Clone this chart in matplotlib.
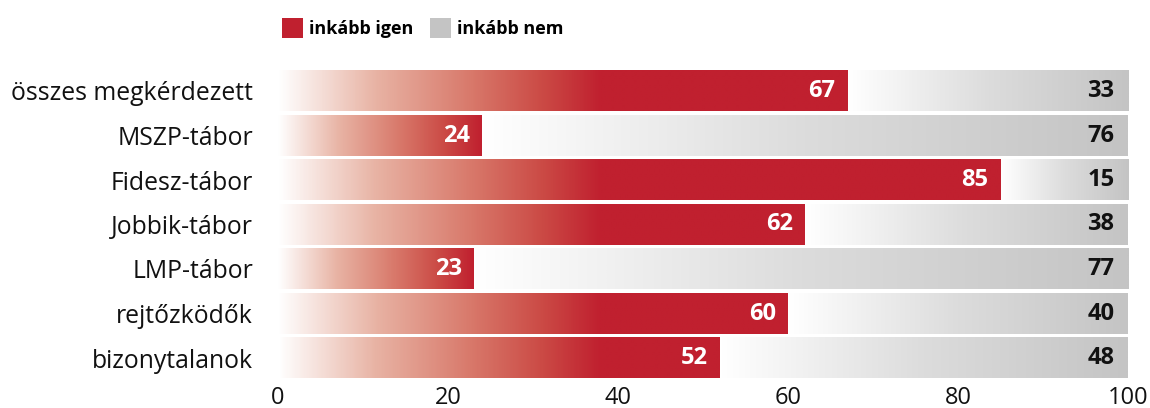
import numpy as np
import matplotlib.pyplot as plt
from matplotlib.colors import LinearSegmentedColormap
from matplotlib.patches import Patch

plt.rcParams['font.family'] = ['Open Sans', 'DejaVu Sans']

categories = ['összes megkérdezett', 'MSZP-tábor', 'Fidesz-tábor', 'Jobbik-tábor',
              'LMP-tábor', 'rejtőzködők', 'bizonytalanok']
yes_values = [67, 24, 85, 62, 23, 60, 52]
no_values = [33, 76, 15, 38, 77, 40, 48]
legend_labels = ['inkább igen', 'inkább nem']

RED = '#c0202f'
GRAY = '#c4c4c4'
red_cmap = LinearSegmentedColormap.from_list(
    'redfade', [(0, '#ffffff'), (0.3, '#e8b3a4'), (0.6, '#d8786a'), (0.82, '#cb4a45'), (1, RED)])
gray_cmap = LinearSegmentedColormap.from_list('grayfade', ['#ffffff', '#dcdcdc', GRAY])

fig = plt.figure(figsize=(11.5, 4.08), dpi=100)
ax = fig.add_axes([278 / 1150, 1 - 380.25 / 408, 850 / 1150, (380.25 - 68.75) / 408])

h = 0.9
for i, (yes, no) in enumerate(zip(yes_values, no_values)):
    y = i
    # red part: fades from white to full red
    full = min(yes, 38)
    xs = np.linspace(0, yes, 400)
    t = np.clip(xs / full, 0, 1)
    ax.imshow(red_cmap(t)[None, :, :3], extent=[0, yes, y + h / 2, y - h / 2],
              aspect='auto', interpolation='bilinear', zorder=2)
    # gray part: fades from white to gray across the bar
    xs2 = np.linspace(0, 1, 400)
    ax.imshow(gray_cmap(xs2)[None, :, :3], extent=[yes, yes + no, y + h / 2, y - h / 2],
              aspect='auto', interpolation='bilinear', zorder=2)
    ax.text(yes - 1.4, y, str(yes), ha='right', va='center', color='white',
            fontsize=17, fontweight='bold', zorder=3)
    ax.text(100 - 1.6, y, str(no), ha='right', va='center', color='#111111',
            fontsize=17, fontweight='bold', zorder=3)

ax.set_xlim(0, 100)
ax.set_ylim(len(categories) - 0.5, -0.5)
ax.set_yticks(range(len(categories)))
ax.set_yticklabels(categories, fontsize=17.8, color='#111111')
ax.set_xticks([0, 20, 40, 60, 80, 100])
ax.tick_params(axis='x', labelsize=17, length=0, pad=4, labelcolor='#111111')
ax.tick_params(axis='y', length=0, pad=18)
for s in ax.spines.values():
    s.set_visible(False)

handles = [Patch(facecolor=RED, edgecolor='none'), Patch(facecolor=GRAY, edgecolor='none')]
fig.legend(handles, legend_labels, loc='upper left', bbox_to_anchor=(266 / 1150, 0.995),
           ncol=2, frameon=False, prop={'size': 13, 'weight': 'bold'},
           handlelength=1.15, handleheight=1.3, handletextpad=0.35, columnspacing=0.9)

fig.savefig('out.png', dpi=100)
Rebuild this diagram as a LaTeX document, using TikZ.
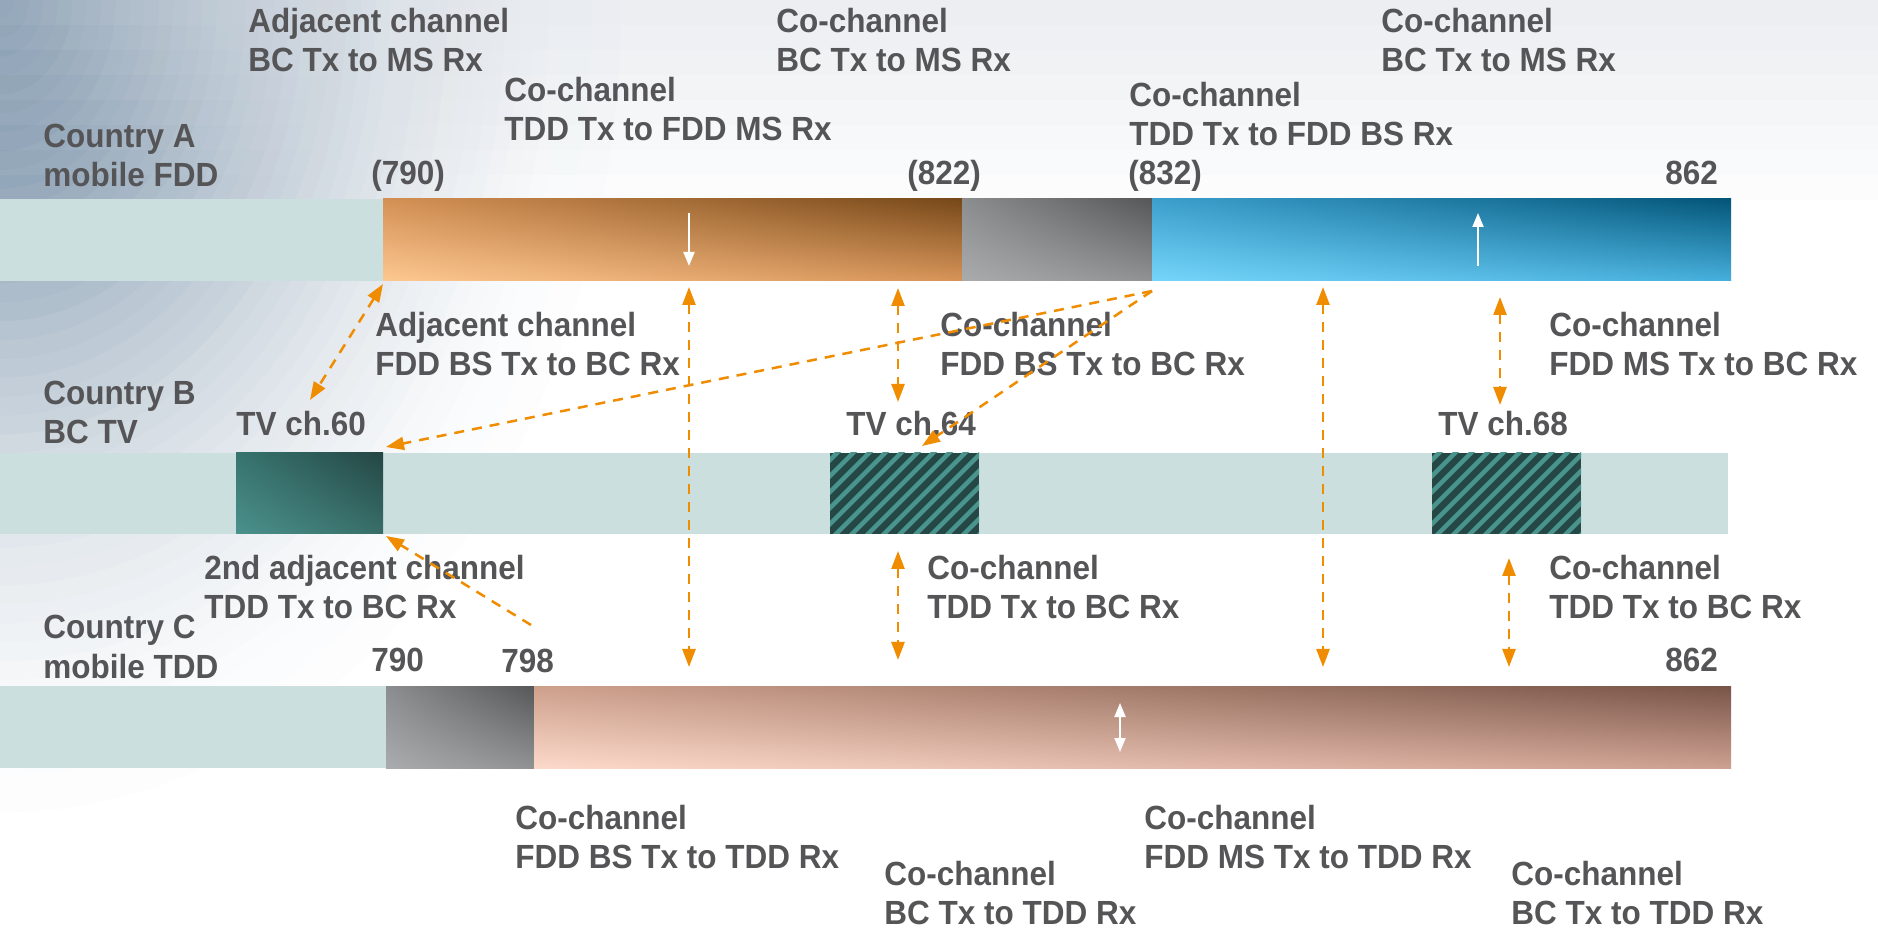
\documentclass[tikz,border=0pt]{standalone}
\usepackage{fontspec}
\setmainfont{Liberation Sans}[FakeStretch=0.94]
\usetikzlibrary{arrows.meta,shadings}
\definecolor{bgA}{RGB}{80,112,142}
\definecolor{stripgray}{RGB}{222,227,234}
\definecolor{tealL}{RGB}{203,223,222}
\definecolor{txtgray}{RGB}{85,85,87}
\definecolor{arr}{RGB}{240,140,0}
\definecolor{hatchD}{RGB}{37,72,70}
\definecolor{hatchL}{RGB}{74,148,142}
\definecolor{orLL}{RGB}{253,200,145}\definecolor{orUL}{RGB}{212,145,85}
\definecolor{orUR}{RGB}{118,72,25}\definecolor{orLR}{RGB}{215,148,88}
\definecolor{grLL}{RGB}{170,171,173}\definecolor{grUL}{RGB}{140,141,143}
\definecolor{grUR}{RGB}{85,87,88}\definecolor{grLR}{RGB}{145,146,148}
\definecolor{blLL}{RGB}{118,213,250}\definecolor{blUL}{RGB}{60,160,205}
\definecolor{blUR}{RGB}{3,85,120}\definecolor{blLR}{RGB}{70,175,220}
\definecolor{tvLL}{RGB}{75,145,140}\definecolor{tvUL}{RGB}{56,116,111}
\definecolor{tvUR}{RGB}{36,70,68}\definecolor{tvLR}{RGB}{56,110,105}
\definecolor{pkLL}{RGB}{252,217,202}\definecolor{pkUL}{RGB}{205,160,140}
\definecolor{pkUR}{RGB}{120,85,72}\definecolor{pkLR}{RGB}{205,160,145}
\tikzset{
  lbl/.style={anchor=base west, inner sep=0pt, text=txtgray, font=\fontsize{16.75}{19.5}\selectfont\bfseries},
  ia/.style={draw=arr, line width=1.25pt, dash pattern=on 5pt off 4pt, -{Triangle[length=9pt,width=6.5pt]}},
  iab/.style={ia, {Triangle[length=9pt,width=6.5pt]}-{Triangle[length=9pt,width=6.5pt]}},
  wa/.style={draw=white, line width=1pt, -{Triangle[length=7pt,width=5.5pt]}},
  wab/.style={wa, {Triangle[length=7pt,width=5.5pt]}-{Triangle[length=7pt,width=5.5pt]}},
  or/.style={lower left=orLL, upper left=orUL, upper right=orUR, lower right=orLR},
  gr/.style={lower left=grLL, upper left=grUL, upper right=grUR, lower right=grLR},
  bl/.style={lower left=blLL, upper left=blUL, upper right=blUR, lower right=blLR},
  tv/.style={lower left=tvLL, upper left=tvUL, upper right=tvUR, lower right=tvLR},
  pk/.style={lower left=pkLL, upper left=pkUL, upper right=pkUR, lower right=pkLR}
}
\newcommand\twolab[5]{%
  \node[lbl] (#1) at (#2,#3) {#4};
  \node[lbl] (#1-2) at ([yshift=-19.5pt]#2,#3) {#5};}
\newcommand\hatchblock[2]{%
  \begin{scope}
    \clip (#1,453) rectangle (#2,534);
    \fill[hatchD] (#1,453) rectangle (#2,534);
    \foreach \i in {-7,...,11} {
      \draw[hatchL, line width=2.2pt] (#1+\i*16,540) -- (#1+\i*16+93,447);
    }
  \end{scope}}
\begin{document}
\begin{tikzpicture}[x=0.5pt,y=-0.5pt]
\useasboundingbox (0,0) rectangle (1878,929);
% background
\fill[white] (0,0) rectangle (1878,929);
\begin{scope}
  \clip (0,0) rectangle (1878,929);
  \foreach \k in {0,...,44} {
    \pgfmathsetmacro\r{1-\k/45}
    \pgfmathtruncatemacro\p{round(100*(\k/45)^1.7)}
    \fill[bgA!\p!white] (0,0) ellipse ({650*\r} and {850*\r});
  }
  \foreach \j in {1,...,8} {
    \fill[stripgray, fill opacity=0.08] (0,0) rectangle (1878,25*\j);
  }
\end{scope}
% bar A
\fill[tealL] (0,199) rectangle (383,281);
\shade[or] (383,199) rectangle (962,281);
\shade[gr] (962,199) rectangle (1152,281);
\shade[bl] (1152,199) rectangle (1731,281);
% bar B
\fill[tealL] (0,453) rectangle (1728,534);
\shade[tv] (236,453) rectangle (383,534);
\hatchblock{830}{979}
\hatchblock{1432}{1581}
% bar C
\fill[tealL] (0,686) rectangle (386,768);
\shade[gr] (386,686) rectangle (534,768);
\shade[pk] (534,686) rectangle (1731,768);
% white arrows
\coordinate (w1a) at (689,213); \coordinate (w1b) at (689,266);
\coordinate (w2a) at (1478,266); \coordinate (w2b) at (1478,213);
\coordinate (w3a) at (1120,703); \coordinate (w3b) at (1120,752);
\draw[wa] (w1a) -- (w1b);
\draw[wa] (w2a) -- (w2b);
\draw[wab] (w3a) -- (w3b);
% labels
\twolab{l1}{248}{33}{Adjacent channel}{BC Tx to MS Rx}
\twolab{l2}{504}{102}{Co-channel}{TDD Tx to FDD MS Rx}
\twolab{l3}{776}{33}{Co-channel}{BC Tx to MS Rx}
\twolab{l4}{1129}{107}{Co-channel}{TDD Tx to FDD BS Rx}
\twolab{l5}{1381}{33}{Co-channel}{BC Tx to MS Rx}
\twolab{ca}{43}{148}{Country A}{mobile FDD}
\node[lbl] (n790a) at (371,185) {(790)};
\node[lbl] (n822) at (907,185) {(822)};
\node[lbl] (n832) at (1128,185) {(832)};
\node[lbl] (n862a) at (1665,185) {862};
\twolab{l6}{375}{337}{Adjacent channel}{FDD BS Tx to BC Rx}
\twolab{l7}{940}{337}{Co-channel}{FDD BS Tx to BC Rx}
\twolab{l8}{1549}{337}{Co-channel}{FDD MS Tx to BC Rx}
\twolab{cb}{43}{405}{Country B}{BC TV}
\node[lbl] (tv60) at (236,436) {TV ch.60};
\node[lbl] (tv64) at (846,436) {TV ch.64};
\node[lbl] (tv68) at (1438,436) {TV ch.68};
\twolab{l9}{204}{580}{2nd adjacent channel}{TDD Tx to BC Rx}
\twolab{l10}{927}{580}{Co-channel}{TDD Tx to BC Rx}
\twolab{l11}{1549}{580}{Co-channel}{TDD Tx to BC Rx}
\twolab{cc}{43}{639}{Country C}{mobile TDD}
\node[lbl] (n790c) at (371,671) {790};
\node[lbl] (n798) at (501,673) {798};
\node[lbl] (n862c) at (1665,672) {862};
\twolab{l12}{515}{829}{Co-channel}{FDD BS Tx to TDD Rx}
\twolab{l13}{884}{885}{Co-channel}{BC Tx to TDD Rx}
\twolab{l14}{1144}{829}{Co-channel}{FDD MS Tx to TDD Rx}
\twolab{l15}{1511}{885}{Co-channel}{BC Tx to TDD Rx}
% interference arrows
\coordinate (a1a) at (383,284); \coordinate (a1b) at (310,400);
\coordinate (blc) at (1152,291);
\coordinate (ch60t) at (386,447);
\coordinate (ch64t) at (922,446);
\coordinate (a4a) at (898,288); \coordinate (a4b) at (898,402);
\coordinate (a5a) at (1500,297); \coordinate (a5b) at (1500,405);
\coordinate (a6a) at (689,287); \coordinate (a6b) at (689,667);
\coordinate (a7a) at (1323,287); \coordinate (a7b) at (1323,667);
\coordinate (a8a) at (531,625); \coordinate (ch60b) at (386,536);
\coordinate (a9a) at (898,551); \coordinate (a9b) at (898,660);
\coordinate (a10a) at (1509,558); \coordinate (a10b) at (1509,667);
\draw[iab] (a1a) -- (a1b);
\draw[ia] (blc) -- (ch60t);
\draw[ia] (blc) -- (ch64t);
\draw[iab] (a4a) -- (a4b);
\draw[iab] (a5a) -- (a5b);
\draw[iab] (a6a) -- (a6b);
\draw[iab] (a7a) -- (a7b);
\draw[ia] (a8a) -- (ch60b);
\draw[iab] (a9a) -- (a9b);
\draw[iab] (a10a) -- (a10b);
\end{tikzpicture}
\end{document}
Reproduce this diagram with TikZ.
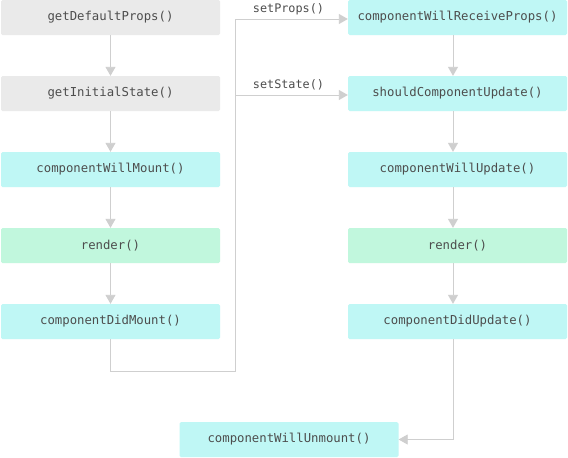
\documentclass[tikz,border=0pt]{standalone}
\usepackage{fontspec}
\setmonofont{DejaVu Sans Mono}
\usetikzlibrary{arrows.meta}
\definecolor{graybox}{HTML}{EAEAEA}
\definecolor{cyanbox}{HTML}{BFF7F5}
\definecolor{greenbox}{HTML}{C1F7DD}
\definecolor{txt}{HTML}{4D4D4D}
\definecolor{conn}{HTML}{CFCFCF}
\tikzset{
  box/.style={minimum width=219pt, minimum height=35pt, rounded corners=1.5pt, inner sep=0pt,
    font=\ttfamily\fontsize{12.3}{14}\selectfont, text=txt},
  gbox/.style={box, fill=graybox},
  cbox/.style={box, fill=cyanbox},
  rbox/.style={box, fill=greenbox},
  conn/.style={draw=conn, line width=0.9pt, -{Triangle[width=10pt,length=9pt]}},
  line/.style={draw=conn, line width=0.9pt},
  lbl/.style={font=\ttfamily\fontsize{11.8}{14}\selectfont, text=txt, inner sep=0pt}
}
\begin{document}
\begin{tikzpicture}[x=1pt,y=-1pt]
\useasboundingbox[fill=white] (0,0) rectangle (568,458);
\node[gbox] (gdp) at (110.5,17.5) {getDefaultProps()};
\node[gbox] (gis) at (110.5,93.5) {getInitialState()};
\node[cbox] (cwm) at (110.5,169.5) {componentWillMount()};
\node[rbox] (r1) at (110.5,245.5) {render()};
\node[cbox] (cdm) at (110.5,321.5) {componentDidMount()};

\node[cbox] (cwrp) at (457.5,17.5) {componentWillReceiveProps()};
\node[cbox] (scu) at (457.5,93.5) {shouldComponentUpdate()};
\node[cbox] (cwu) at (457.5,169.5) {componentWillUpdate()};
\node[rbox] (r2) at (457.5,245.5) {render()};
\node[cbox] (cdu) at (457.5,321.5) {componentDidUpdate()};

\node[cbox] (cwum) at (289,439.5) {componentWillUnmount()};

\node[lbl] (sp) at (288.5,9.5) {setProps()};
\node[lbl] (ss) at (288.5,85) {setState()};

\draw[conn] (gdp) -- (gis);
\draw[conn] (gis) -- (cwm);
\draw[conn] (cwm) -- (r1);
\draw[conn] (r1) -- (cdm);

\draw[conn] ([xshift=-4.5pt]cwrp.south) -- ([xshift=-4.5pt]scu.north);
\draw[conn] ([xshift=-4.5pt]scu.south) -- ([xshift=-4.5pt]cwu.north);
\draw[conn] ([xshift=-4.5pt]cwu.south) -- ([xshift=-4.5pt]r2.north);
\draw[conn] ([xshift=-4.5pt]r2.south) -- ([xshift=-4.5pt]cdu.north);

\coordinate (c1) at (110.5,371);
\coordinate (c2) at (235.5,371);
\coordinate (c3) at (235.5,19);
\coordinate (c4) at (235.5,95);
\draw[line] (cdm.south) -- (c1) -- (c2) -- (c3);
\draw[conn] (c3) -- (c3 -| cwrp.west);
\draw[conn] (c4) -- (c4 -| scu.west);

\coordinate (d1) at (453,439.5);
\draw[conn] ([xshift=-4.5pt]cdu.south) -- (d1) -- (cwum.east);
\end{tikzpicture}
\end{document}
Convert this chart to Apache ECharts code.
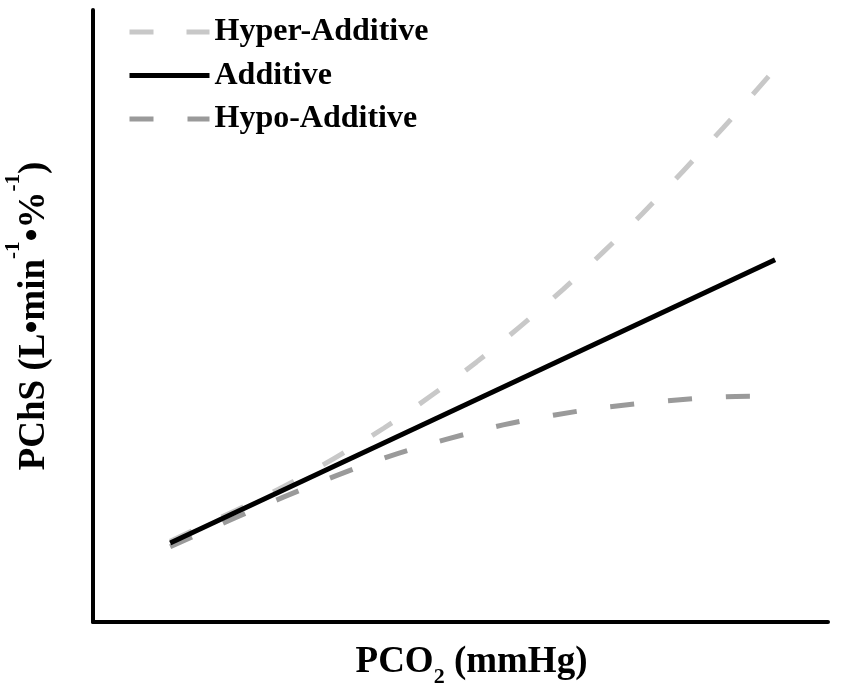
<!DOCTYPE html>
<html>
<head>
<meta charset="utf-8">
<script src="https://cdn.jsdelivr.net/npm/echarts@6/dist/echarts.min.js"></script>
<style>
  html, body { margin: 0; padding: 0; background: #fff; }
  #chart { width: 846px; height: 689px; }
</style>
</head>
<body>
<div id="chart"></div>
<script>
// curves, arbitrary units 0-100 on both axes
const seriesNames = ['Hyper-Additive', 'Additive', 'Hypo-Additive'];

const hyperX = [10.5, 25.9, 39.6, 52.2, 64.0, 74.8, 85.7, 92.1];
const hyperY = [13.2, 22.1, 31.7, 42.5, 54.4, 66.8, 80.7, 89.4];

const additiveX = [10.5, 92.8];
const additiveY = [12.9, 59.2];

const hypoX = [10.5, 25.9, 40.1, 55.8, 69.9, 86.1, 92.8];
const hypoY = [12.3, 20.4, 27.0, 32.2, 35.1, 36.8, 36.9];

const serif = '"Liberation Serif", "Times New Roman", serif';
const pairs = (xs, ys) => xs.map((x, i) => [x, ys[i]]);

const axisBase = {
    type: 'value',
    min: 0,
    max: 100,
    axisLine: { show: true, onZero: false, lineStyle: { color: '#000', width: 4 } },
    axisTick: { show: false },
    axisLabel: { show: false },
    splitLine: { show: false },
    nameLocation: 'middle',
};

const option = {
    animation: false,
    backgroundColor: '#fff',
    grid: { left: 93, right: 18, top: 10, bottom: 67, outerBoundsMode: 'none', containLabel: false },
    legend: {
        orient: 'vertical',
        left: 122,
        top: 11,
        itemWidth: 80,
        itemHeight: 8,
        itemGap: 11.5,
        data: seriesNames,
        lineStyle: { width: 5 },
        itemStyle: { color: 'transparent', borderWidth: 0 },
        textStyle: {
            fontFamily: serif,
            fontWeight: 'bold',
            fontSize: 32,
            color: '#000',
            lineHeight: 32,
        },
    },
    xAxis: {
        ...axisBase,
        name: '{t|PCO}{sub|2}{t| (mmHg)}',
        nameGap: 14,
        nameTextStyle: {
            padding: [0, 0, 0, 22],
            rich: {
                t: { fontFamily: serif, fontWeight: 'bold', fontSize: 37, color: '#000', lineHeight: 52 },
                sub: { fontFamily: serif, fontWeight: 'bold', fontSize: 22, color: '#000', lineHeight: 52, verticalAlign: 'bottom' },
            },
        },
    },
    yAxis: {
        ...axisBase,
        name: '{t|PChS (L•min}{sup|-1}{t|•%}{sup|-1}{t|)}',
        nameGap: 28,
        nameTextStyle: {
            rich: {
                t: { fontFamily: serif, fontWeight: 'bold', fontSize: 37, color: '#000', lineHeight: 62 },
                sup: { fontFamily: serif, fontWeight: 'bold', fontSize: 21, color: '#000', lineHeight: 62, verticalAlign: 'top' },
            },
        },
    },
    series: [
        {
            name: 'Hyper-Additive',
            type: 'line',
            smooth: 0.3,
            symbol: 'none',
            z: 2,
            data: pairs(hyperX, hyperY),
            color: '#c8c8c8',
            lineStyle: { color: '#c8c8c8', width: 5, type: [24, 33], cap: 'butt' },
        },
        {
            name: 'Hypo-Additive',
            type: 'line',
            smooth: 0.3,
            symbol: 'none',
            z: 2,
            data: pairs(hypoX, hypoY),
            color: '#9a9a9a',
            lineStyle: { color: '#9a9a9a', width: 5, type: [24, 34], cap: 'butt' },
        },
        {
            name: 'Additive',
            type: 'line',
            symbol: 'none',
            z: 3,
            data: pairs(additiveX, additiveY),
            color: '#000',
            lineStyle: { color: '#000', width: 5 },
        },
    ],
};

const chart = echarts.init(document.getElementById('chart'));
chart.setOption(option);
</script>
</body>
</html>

-- -- --

(Written exercise): Pictures excluded, repeat the records exactly from their opening line through the line containing "legend_labels = ['inkább igen', 'inkább nem']".

(Written solution):
Clone this chart in matplotlib.
import numpy as np
import matplotlib.pyplot as plt
from matplotlib.colors import LinearSegmentedColormap
from matplotlib.patches import Patch

plt.rcParams['font.family'] = ['Open Sans', 'DejaVu Sans']

categories = ['összes megkérdezett', 'MSZP-tábor', 'Fidesz-tábor', 'Jobbik-tábor',
              'LMP-tábor', 'rejtőzködők', 'bizonytalanok']
yes_values = [67, 24, 85, 62, 23, 60, 52]
no_values = [33, 76, 15, 38, 77, 40, 48]
legend_labels = ['inkább igen', 'inkább nem']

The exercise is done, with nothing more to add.